Stated exercise — Establish how many lines in the material include the string "script" and report it as a lone number.

(Plotting code records)
******

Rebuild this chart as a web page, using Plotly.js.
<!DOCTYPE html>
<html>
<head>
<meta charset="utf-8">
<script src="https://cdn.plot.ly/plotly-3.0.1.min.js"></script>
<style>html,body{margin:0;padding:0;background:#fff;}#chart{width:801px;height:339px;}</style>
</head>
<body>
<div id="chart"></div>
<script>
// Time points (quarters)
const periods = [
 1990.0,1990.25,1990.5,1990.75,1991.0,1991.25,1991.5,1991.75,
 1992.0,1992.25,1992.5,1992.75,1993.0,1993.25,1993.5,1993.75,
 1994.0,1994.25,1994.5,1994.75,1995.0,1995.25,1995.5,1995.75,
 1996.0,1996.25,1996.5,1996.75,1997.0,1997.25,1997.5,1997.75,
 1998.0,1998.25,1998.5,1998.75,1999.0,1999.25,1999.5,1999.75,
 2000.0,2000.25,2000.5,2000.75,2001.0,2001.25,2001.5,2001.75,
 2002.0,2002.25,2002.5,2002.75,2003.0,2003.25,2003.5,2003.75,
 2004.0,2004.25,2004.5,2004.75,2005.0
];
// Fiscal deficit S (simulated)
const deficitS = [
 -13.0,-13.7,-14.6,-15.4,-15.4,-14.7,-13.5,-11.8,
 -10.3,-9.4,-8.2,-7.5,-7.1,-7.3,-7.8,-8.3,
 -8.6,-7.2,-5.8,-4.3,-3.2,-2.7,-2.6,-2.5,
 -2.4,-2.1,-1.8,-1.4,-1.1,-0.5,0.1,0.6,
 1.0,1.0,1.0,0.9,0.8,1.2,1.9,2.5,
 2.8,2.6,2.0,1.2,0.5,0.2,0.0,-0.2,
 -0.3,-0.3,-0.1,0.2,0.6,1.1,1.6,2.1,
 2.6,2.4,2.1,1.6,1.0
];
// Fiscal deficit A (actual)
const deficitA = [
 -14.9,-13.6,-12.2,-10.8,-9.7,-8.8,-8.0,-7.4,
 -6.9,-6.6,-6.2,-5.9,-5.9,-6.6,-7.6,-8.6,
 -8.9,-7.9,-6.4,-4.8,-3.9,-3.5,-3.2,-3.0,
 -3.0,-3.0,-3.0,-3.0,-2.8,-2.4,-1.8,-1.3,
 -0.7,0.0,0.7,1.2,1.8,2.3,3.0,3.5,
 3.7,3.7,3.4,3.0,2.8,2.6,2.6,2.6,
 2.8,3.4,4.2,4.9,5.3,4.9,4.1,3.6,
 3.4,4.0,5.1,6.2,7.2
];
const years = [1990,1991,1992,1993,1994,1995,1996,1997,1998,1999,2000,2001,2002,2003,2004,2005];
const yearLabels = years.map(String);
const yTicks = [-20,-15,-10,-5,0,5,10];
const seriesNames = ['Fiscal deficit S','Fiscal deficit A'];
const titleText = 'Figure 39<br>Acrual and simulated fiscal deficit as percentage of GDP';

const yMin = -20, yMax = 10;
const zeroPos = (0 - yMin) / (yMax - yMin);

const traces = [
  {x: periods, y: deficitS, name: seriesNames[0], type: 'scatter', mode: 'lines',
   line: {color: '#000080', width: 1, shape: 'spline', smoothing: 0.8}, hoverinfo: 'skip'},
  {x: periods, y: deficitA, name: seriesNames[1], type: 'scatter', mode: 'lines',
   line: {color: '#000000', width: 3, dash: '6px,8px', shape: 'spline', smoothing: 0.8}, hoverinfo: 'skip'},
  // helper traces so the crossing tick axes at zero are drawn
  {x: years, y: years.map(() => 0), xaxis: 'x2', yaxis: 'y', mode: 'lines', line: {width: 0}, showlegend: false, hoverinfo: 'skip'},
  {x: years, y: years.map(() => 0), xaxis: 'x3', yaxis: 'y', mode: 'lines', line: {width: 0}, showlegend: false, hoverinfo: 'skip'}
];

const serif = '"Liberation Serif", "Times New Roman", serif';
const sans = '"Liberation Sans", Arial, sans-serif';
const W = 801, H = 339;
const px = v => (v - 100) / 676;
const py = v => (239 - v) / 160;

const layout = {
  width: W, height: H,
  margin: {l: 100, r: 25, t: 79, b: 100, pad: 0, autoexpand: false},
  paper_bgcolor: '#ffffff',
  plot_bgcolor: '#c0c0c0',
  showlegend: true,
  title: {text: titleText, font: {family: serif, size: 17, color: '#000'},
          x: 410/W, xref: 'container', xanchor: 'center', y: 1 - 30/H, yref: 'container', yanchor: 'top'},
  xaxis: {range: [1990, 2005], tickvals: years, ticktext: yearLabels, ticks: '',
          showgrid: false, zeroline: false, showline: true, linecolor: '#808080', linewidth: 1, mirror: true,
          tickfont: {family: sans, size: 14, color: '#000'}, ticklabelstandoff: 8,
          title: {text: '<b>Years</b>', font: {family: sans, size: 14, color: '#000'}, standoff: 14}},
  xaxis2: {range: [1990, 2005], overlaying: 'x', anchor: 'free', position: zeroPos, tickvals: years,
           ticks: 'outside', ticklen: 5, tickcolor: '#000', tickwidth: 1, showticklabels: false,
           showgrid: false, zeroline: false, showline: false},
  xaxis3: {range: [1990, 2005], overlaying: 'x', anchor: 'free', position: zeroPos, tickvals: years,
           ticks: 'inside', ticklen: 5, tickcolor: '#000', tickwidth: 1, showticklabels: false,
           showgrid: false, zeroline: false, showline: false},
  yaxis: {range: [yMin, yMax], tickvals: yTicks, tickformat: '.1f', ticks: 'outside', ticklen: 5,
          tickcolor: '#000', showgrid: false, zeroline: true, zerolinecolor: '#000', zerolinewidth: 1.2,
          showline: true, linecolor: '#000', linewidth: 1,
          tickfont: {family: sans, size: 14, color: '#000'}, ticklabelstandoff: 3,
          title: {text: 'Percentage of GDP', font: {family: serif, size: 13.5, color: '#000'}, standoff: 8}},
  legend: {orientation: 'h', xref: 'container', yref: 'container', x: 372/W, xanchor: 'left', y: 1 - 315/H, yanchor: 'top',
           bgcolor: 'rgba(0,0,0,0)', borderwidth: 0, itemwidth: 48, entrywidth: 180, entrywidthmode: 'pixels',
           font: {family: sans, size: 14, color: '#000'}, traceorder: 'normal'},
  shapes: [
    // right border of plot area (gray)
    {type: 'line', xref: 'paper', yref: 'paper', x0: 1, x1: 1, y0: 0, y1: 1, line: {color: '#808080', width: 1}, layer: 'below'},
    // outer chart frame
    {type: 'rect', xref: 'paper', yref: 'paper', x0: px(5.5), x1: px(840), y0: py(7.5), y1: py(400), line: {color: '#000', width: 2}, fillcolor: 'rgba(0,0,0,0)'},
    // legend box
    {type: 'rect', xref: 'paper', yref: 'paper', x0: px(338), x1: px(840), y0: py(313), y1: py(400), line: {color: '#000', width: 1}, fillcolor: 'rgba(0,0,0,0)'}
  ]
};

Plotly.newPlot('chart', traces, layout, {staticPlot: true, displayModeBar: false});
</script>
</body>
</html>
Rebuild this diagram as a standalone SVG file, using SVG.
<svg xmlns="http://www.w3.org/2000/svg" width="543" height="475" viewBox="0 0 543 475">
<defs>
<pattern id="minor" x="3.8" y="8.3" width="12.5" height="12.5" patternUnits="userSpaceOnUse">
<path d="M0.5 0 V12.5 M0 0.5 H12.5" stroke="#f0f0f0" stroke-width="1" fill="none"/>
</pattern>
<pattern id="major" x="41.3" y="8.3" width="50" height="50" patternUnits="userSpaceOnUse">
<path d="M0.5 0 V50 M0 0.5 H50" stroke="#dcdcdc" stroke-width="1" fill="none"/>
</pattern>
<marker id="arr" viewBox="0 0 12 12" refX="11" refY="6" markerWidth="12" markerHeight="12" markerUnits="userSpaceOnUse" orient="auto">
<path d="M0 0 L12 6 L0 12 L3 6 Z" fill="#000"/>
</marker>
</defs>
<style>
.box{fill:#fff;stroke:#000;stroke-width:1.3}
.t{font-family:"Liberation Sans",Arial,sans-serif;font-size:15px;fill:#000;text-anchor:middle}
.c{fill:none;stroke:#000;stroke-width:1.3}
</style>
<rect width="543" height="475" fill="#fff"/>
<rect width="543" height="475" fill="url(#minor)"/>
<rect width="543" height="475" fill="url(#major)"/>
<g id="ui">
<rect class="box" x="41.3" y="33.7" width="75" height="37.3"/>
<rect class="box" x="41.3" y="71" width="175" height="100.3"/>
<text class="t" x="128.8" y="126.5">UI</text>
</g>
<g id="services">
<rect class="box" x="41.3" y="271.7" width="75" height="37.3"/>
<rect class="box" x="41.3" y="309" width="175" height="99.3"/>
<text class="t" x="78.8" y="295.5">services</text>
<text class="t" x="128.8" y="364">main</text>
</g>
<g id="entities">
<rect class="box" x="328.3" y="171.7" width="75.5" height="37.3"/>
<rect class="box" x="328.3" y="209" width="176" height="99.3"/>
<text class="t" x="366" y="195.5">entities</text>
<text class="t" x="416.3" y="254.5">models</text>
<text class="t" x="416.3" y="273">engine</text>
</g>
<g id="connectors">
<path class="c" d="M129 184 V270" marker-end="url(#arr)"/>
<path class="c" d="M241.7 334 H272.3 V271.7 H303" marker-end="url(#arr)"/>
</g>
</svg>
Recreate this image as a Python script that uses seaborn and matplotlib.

******

Task result — 4